---------- Material

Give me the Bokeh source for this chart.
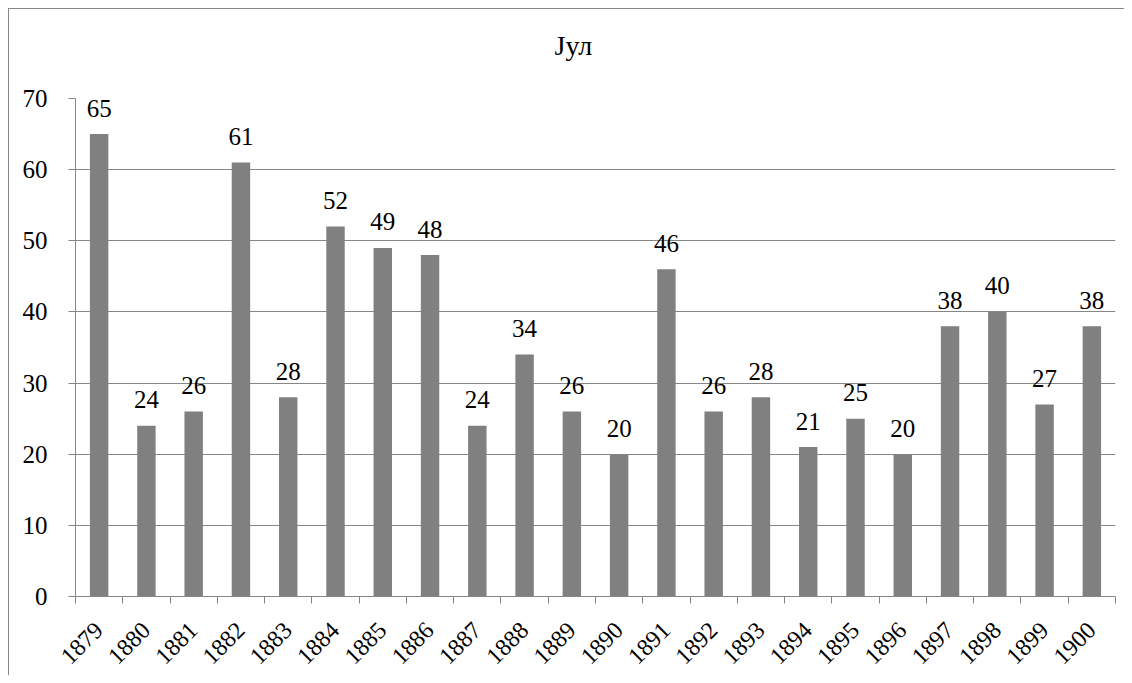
from bokeh.plotting import figure
from bokeh.models import Range1d, FixedTicker, ColumnDataSource, Title
from bokeh.core.properties import value
from bokeh.embed import file_html
from bokeh.resources import INLINE

title_text = "Јул"
years = ["1879", "1880", "1881", "1882", "1883", "1884", "1885", "1886", "1887", "1888", "1889",
         "1890", "1891", "1892", "1893", "1894", "1895", "1896", "1897", "1898", "1899", "1900"]
counts = [65, 24, 26, 61, 28, 52, 49, 48, 24, 34, 26, 20, 46, 26, 28, 21, 25, 20, 38, 40, 27, 38]
y_ticks = [0, 10, 20, 30, 40, 50, 60, 70]

FONT = "Liberation Serif"
GRAY = "#868686"

n = len(years)
xs = [i + 0.5 for i in range(n)]
src = ColumnDataSource(dict(x=xs, top=counts, lab=[str(c) for c in counts]))

p = figure(width=1116, height=667, output_backend="svg", toolbar_location=None, title=None,
           x_range=Range1d(0, n), y_range=Range1d(0, 70),
           min_border_left=66, min_border_right=10, min_border_top=89, min_border_bottom=80)
p.styles = {"margin-left": "8px", "margin-top": "8px",
            "border-left": "1px solid #868686", "border-top": "1px solid #868686"}
p.outline_line_color = None
p.background_fill_color = "white"
p.border_fill_color = "white"

# spacer (closest to the frame) and the real title above it
p.add_layout(Title(text=" ", text_font_size="10px", standoff=20), "above")
p.add_layout(Title(text=title_text, align="left", offset=479, standoff=10,
                   text_font=FONT, text_font_size="28px", text_font_style="normal",
                   text_color="black"), "above")

p.vbar(x="x", top="top", width=0.39, bottom=0, source=src, color="#808080", line_color=None)
p.text(x="x", y="top", text="lab", source=src, text_align="center", text_baseline="alphabetic",
       y_offset=-26, text_font=value(FONT), text_font_size="25px", text_color="black")

# x axis
p.xaxis.ticker = FixedTicker(ticks=xs, minor_ticks=list(range(n + 1)))
p.xaxis.major_label_overrides = {x: y for x, y in zip(xs, years)}
p.xaxis.major_tick_line_color = None
p.xaxis.major_tick_out = 7
p.xaxis.minor_tick_line_color = GRAY
p.xaxis.minor_tick_out = 7
p.xaxis.minor_tick_in = 0
p.xaxis.axis_line_color = GRAY
p.xaxis.major_label_orientation = 0.785398
p.xaxis.major_label_standoff = 23
p.xaxis.major_label_text_font = FONT
p.xaxis.major_label_text_font_size = "24px"
p.xaxis.major_label_text_color = "black"

# y axis
p.yaxis.ticker = FixedTicker(ticks=y_ticks)
p.yaxis.major_tick_line_color = GRAY
p.yaxis.major_tick_out = 7
p.yaxis.major_tick_in = 0
p.yaxis.minor_tick_line_color = None
p.yaxis.axis_line_color = GRAY
p.yaxis.major_label_standoff = 21
p.yaxis.major_label_text_font = FONT
p.yaxis.major_label_text_font_size = "25px"
p.yaxis.major_label_text_color = "black"

p.xgrid.grid_line_color = None
p.ygrid.grid_line_color = GRAY
p.ygrid.ticker = FixedTicker(ticks=y_ticks)

open("out.html", "w").write(file_html(p, INLINE))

--------------------

§ Short problem:
Each line of the material must be retyped exactly, except that images are omitted.

§ Exercise solution:
Give me the Bokeh source for this chart.
from bokeh.plotting import figure
from bokeh.models import Range1d, FixedTicker, ColumnDataSource, Title
from bokeh.core.properties import value
from bokeh.embed import file_html
from bokeh.resources import INLINE

title_text = "Јул"
years = ["1879", "1880", "1881", "1882", "1883", "1884", "1885", "1886", "1887", "1888", "1889",
         "1890", "1891", "1892", "1893", "1894", "1895", "1896", "1897", "1898", "1899", "1900"]
counts = [65, 24, 26, 61, 28, 52, 49, 48, 24, 34, 26, 20, 46, 26, 28, 21, 25, 20, 38, 40, 27, 38]
y_ticks = [0, 10, 20, 30, 40, 50, 60, 70]

FONT = "Liberation Serif"
GRAY = "#868686"

n = len(years)
xs = [i + 0.5 for i in range(n)]
src = ColumnDataSource(dict(x=xs, top=counts, lab=[str(c) for c in counts]))

p = figure(width=1116, height=667, output_backend="svg", toolbar_location=None, title=None,
           x_range=Range1d(0, n), y_range=Range1d(0, 70),
           min_border_left=66, min_border_right=10, min_border_top=89, min_border_bottom=80)
p.styles = {"margin-left": "8px", "margin-top": "8px",
            "border-left": "1px solid #868686", "border-top": "1px solid #868686"}
p.outline_line_color = None
p.background_fill_color = "white"
p.border_fill_color = "white"

# spacer (closest to the frame) and the real title above it
p.add_layout(Title(text=" ", text_font_size="10px", standoff=20), "above")
p.add_layout(Title(text=title_text, align="left", offset=479, standoff=10,
                   text_font=FONT, text_font_size="28px", text_font_style="normal",
                   text_color="black"), "above")

p.vbar(x="x", top="top", width=0.39, bottom=0, source=src, color="#808080", line_color=None)
p.text(x="x", y="top", text="lab", source=src, text_align="center", text_baseline="alphabetic",
       y_offset=-26, text_font=value(FONT), text_font_size="25px", text_color="black")

# x axis
p.xaxis.ticker = FixedTicker(ticks=xs, minor_ticks=list(range(n + 1)))
p.xaxis.major_label_overrides = {x: y for x, y in zip(xs, years)}
p.xaxis.major_tick_line_color = None
p.xaxis.major_tick_out = 7
p.xaxis.minor_tick_line_color = GRAY
p.xaxis.minor_tick_out = 7
p.xaxis.minor_tick_in = 0
p.xaxis.axis_line_color = GRAY
p.xaxis.major_label_orientation = 0.785398
p.xaxis.major_label_standoff = 23
p.xaxis.major_label_text_font = FONT
p.xaxis.major_label_text_font_size = "24px"
p.xaxis.major_label_text_color = "black"

# y axis
p.yaxis.ticker = FixedTicker(ticks=y_ticks)
p.yaxis.major_tick_line_color = GRAY
p.yaxis.major_tick_out = 7
p.yaxis.major_tick_in = 0
p.yaxis.minor_tick_line_color = None
p.yaxis.axis_line_color = GRAY
p.yaxis.major_label_standoff = 21
p.yaxis.major_label_text_font = FONT
p.yaxis.major_label_text_font_size = "25px"
p.yaxis.major_label_text_color = "black"

p.xgrid.grid_line_color = None
p.ygrid.grid_line_color = GRAY
p.ygrid.ticker = FixedTicker(ticks=y_ticks)

open("out.html", "w").write(file_html(p, INLINE))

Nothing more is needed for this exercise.